Contrariamente, há quem possa dizer que rede social é um amplo espaço para discussão das questões contemporâneas, e que seu uso, ainda que de forma inadequada, deve ser aproveitado para denunciar conceitos filosóficos, ideologias, assim como falhas de líderes políticos e religiosos. Entretanto, considere a seguinte questão: Seria essa a missão do povo de Deus para os dias finais da Terra? Não deveríamos gastar mais energia na tarefa de amar e apresentar o Cristo Salvador ao próximo do que em batalhas virtuais? Alguns têm manifestado uma verdadeira obsessão em sempre levar a melhor em debates e discussões. Contudo, a Palavra de Deus adverte que “nossa luta não é contra pessoas, mas contra os poderes e autoridades, contra os dominadores deste mundo de trevas, contra as forças espirituais do mal nas regiões celestiais” (Ef 6:12, NVI). Este é um conflito sério demais para ser reduzido a um ambiente virtual com cristãos armados com frases de efeito ou imagens convincentes.

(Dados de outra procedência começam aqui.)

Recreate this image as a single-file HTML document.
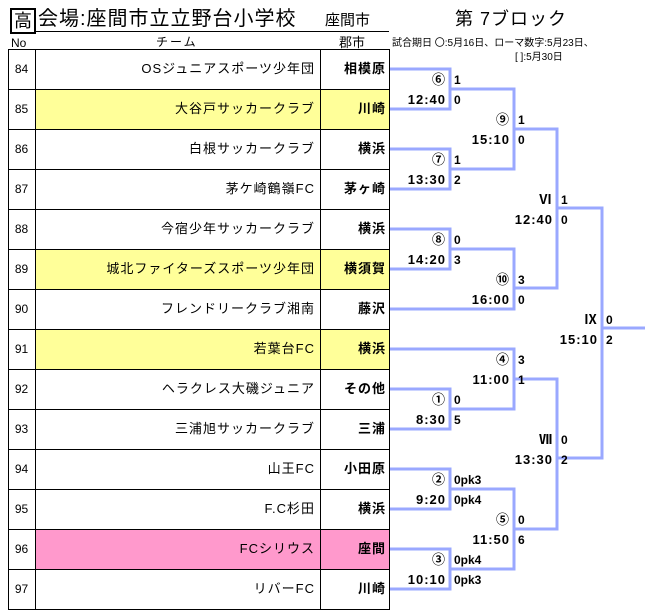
<!DOCTYPE html>
<html><head><meta charset="utf-8"><style>
body{margin:0;width:652px;height:613px;background:#fff;position:relative;overflow:hidden;font-family:"Liberation Sans","Noto Sans CJK JP",sans-serif;color:#000}
.a{position:absolute;white-space:nowrap;line-height:1}
.t{position:absolute;left:35px;width:280px;text-align:right;font-size:13px;line-height:40px;letter-spacing:1px}
.c{position:absolute;left:320px;width:66px;text-align:right;font-size:13px;font-weight:bold;line-height:40px;letter-spacing:1px}
.n{position:absolute;left:8px;width:27px;text-align:center;font-size:12px;line-height:40px}
.l{position:absolute;font-size:13px;font-weight:bold;text-align:right;width:80px;line-height:1;letter-spacing:1px}
.s{position:absolute;font-size:12px;font-weight:bold;line-height:1}
</style></head><body>
<div class="a" style="left:10px;top:8px;width:22px;height:22px;border:2px solid #000;font-size:18px;text-align:center;line-height:22px">高</div>
<div class="a" style="left:38px;top:9px;font-size:20px;letter-spacing:1px">会場:座間市立立野台小学校</div>
<div class="a" style="left:325px;top:13px;font-size:15px">座間市</div>
<div class="a" style="left:455px;top:10px;font-size:18px;letter-spacing:1px">第 7ブロック</div>
<div style="position:absolute;left:35px;top:31px;width:354px;height:1px;background:#000"></div>
<div class="a" style="left:11px;top:37px;font-size:12px">No</div>
<div class="a" style="left:156px;top:36px;font-size:12px;letter-spacing:2px">チーム</div>
<div class="a" style="left:339px;top:36px;font-size:13px">郡市</div>
<div class="a" style="left:392px;top:39px;font-size:10px">試合期日 〇:5月16日、ローマ数字:5月23日、</div>
<div class="a" style="left:515px;top:53px;font-size:10px">[ ]:5月30日</div>

<div style="position:absolute;left:35px;top:89px;width:354px;height:40px;background:#ffff99"></div>
<div style="position:absolute;left:35px;top:249px;width:354px;height:40px;background:#ffff99"></div>
<div style="position:absolute;left:35px;top:329px;width:354px;height:40px;background:#ffff99"></div>
<div style="position:absolute;left:35px;top:529px;width:354px;height:40px;background:#ff99cc"></div>

<svg style="position:absolute;left:0;top:0" width="652" height="613">
<g stroke="#000" stroke-width="1" shape-rendering="crispEdges">
<line x1="8.5" y1="49" x2="8.5" y2="610"/><line x1="35.5" y1="49" x2="35.5" y2="610"/>
<line x1="320.5" y1="49" x2="320.5" y2="610"/><line x1="389.5" y1="49" x2="389.5" y2="610"/>
<line x1="8" y1="49.5" x2="390" y2="49.5"/><line x1="8" y1="89.5" x2="390" y2="89.5"/>
<line x1="8" y1="129.5" x2="390" y2="129.5"/><line x1="8" y1="169.5" x2="390" y2="169.5"/>
<line x1="8" y1="209.5" x2="390" y2="209.5"/><line x1="8" y1="249.5" x2="390" y2="249.5"/>
<line x1="8" y1="289.5" x2="390" y2="289.5"/><line x1="8" y1="329.5" x2="390" y2="329.5"/>
<line x1="8" y1="369.5" x2="390" y2="369.5"/><line x1="8" y1="409.5" x2="390" y2="409.5"/>
<line x1="8" y1="449.5" x2="390" y2="449.5"/><line x1="8" y1="489.5" x2="390" y2="489.5"/>
<line x1="8" y1="529.5" x2="390" y2="529.5"/><line x1="8" y1="569.5" x2="390" y2="569.5"/>
<line x1="8" y1="609.5" x2="390" y2="609.5"/>
</g>
<g stroke="#9aa8ff" stroke-width="3" fill="none">
<polyline points="390,69 450,69 450,109 390,109"/>
<polyline points="390,149 450,149 450,189 390,189"/>
<polyline points="390,229 450,229 450,269 390,269"/>
<polyline points="390,389 450,389 450,429 390,429"/>
<polyline points="390,469 450,469 450,509 390,509"/>
<polyline points="390,549 450,549 450,589 390,589"/>
<polyline points="450,89 514,89 514,169 450,169"/>
<polyline points="450,249 514,249 514,309 390,309"/>
<polyline points="390,349 514,349 514,409 450,409"/>
<polyline points="450,489 514,489 514,569 450,569"/>
<polyline points="514,129 557,129 557,288 514,288"/>
<polyline points="514,379 557,379 557,529 514,529"/>
<polyline points="557,208 602,208 602,458 557,458"/>
<polyline points="602,328 645,328"/>
</g></svg>

<div class="n" style="top:49px">84</div><div class="t" style="top:49px">OSジュニアスポーツ少年団</div><div class="c" style="top:49px">相模原</div>
<div class="n" style="top:89px">85</div><div class="t" style="top:89px">大谷戸サッカークラブ</div><div class="c" style="top:89px">川崎</div>
<div class="n" style="top:129px">86</div><div class="t" style="top:129px">白根サッカークラブ</div><div class="c" style="top:129px">横浜</div>
<div class="n" style="top:169px">87</div><div class="t" style="top:169px">茅ケ崎鶴嶺FC</div><div class="c" style="top:169px">茅ヶ崎</div>
<div class="n" style="top:209px">88</div><div class="t" style="top:209px">今宿少年サッカークラブ</div><div class="c" style="top:209px">横浜</div>
<div class="n" style="top:249px">89</div><div class="t" style="top:249px">城北ファイターズスポーツ少年団</div><div class="c" style="top:249px">横須賀</div>
<div class="n" style="top:289px">90</div><div class="t" style="top:289px">フレンドリークラブ湘南</div><div class="c" style="top:289px">藤沢</div>
<div class="n" style="top:329px">91</div><div class="t" style="top:329px">若葉台FC</div><div class="c" style="top:329px">横浜</div>
<div class="n" style="top:369px">92</div><div class="t" style="top:369px">ヘラクレス大磯ジュニア</div><div class="c" style="top:369px">その他</div>
<div class="n" style="top:409px">93</div><div class="t" style="top:409px">三浦旭サッカークラブ</div><div class="c" style="top:409px">三浦</div>
<div class="n" style="top:449px">94</div><div class="t" style="top:449px">山王FC</div><div class="c" style="top:449px">小田原</div>
<div class="n" style="top:489px">95</div><div class="t" style="top:489px">F.C杉田</div><div class="c" style="top:489px">横浜</div>
<div class="n" style="top:529px">96</div><div class="t" style="top:529px">FCシリウス</div><div class="c" style="top:529px">座間</div>
<div class="n" style="top:569px">97</div><div class="t" style="top:569px">リバーFC</div><div class="c" style="top:569px">川崎</div>

<div class="l" style="left:366px;top:73px">⑥</div><div class="l" style="left:366px;top:93px">12:40</div>
<div class="s" style="left:454px;top:74px">1</div><div class="s" style="left:454px;top:94px">0</div>
<div class="l" style="left:366px;top:153px">⑦</div><div class="l" style="left:366px;top:173px">13:30</div>
<div class="s" style="left:454px;top:154px">1</div><div class="s" style="left:454px;top:174px">2</div>
<div class="l" style="left:366px;top:233px">⑧</div><div class="l" style="left:366px;top:253px">14:20</div>
<div class="s" style="left:454px;top:234px">0</div><div class="s" style="left:454px;top:254px">3</div>
<div class="l" style="left:366px;top:393px">①</div><div class="l" style="left:366px;top:413px">8:30</div>
<div class="s" style="left:454px;top:394px">0</div><div class="s" style="left:454px;top:414px">5</div>
<div class="l" style="left:366px;top:473px">②</div><div class="l" style="left:366px;top:493px">9:20</div>
<div class="s" style="left:454px;top:474px">0pk3</div><div class="s" style="left:454px;top:494px">0pk4</div>
<div class="l" style="left:366px;top:553px">③</div><div class="l" style="left:366px;top:573px">10:10</div>
<div class="s" style="left:454px;top:554px">0pk4</div><div class="s" style="left:454px;top:574px">0pk3</div>

<div class="l" style="left:430px;top:113px">⑨</div><div class="l" style="left:430px;top:133px">15:10</div>
<div class="s" style="left:518px;top:114px">1</div><div class="s" style="left:518px;top:134px">0</div>
<div class="l" style="left:430px;top:273px">⑩</div><div class="l" style="left:430px;top:293px">16:00</div>
<div class="s" style="left:518px;top:274px">3</div><div class="s" style="left:518px;top:294px">0</div>
<div class="l" style="left:430px;top:353px">④</div><div class="l" style="left:430px;top:373px">11:00</div>
<div class="s" style="left:518px;top:354px">3</div><div class="s" style="left:518px;top:374px">1</div>
<div class="l" style="left:430px;top:513px">⑤</div><div class="l" style="left:430px;top:533px">11:50</div>
<div class="s" style="left:518px;top:514px">0</div><div class="s" style="left:518px;top:534px">6</div>

<div class="l" style="left:473px;top:193px">Ⅵ</div><div class="l" style="left:473px;top:213px">12:40</div>
<div class="s" style="left:561px;top:194px">1</div><div class="s" style="left:561px;top:214px">0</div>
<div class="l" style="left:473px;top:433px">Ⅶ</div><div class="l" style="left:473px;top:453px">13:30</div>
<div class="s" style="left:561px;top:434px">0</div><div class="s" style="left:561px;top:454px">2</div>

<div class="l" style="left:518px;top:313px">Ⅸ</div><div class="l" style="left:518px;top:333px">15:10</div>
<div class="s" style="left:606px;top:314px">0</div><div class="s" style="left:606px;top:334px">2</div>
</body></html>
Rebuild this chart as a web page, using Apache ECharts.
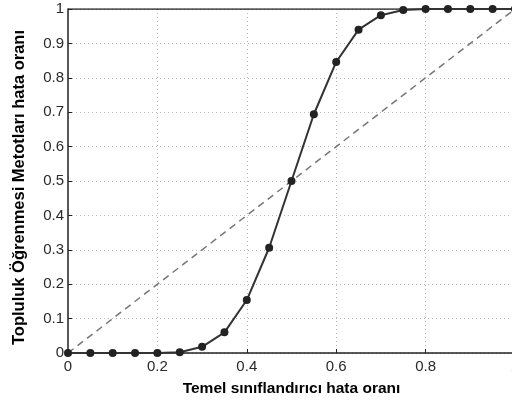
<!DOCTYPE html>
<html>
<head>
<meta charset="utf-8">
<script src="https://cdn.jsdelivr.net/npm/echarts@6/dist/echarts.min.js"></script>
<style>
  html, body { margin: 0; padding: 0; background: #fff; }
  #chart { width: 512px; height: 401px; }
</style>
</head>
<body>
<div id="chart"></div>
<script>
    // temel sınıflandırıcı hata oranı (x) ve topluluk hata oranı (y)
    var baseError = [0, 0.05, 0.1, 0.15, 0.2, 0.25, 0.3, 0.35, 0.4, 0.45, 0.5,
                     0.55, 0.6, 0.65, 0.7, 0.75, 0.8, 0.85, 0.9, 0.95, 1];
    var ensembleError = [0, 0, 0, 0, 0, 0.002, 0.018, 0.06, 0.154, 0.306, 0.5,
                         0.694, 0.846, 0.94, 0.982, 0.997, 1, 1, 1, 1, 1];
    var diagX = [0, 1];
    var diagY = [0, 1];

    var chart = echarts.init(document.getElementById('chart'));
    var labelFont = {
        color: '#2a2a2a',
        fontFamily: 'Liberation Sans, Arial, sans-serif',
        fontSize: 15
    };
    var nameFont = {
        fontSize: 15.5, fontWeight: 'bold', color: '#000',
        fontFamily: 'Liberation Sans, Arial, sans-serif'
    };
    var gridLine = {
        show: true,
        lineStyle: { color: '#bbb', type: [1, 3], width: 1 }
    };
    var fmt = function (v) { return String(+v.toFixed(1)); };

    var option = {
        animation: false,
        grid: { left: 68, right: -3, top: 9, bottom: 48, outerBoundsMode: 'none' },
        xAxis: {
            type: 'value',
            min: 0, max: 1, interval: 0.2,
            name: 'Temel sınıflandırıcı hata oranı',
            nameLocation: 'middle',
            nameGap: 28,
            nameTextStyle: nameFont,
            axisLine: { show: true, lineStyle: { color: '#222', width: 1.5 } },
            axisTick: { show: true, inside: true, length: 4, lineStyle: { color: '#222' } },
            axisLabel: Object.assign({ margin: 6, formatter: fmt }, labelFont),
            splitLine: gridLine
        },
        yAxis: {
            type: 'value',
            min: 0, max: 1, interval: 0.1,
            name: 'Topluluk Öğrenmesi Metotları hata oranı',
            nameLocation: 'middle',
            nameGap: 40,
            nameTextStyle: Object.assign({}, nameFont, { fontSize: 16.5, padding: [0, 13, 0, 0] }),
            axisLine: { show: true, lineStyle: { color: '#222', width: 1.5 } },
            axisTick: { show: true, inside: true, length: 4, lineStyle: { color: '#222' } },
            axisLabel: Object.assign({ margin: 4, formatter: fmt }, labelFont),
            splitLine: gridLine
        },
        series: [
            {
                type: 'line',
                data: diagX.map(function (x, i) { return [x, diagY[i]]; }),
                showSymbol: false,
                lineStyle: { color: '#777', width: 1.5, type: [7, 5] },
                z: 2
            },
            {
                type: 'line',
                data: baseError.map(function (x, i) { return [x, ensembleError[i]]; }),
                symbol: 'circle',
                symbolSize: 8,
                itemStyle: { color: '#222' },
                lineStyle: { color: '#333', width: 2 },
                clip: false,
                z: 3
            },
            {
                // üst çerçeve çizgisi
                type: 'line',
                data: [[0, 1], [1, 1]],
                showSymbol: false,
                lineStyle: { color: '#222', width: 1.5 },
                z: 1
            }
        ]
    };
    chart.setOption(option);
</script>
</body>
</html>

Aqui na Terra, Cristo venceu o mal propondo uma revolução. Não um levante contra o corrupto sistema vigente. A revolução de Cristo consistia numa deflagrada reversão dos efeitos do pecado sobre cada pessoa, materializada em cada gesto de amor, em cada sofrimento aliviado, ou então numa singela palavra compassiva. Assim, Cristo transformou pessoalmente um ser humano de cada vez, preparando-o para sair deste mundo, e não para ficar nele.

Ser um militante da rede pode fazer alguém parecer engajado nas questões sociais, mas isso não passa de uma fantasia particular. Sendo assim, será que vale a pena querer mudar o mundo pela tela de um celular, correndo o risco de violar princípios eternos, principalmente o nono mandamento?

Ellen G. White orientou: “Cultivem o hábito de falar bem do próximo. Detenham-se sobre as boas qualidades daqueles com que estão associados e olhem menos possível para seus erros e fraquezas” (A Ciência do Bom Viver, p. 492). Faça logoff das teorias, objeções, tumultos e insurreições e login na prática do serviço, amor e serenidade do evangelho. Todas as partes envolvidas só terão a ganhar.

Marco Santana (via Revista Adventista)

Nota do blog: Segue mais um comentário precioso de Ellen G. White: 

"A intenção de enganar é o que constitui a falsidade. Por um relance de olhos, por um movimento da mão, uma expressão do rosto, pode-se dizer falsidade tão eficazmente como por palavras. Todo o exagero intencional, toda a sugestão ou insinuação calculada a transmitir uma impressão errônea ou desproporcionada, mesmo a declaração de fatos feita de tal maneira que iluda, é falsidade. Este preceito proíbe todo esforço no sentido de prejudicar a reputação de nosso próximo, pela difamação ou suspeitas ruins, pela calúnia ou intrigas. Mesmo a supressão intencional da verdade, pela qual pode resultar o agravo a outrem, é uma violação do nono mandamento" (Patriarcas e Profetas, p. 309).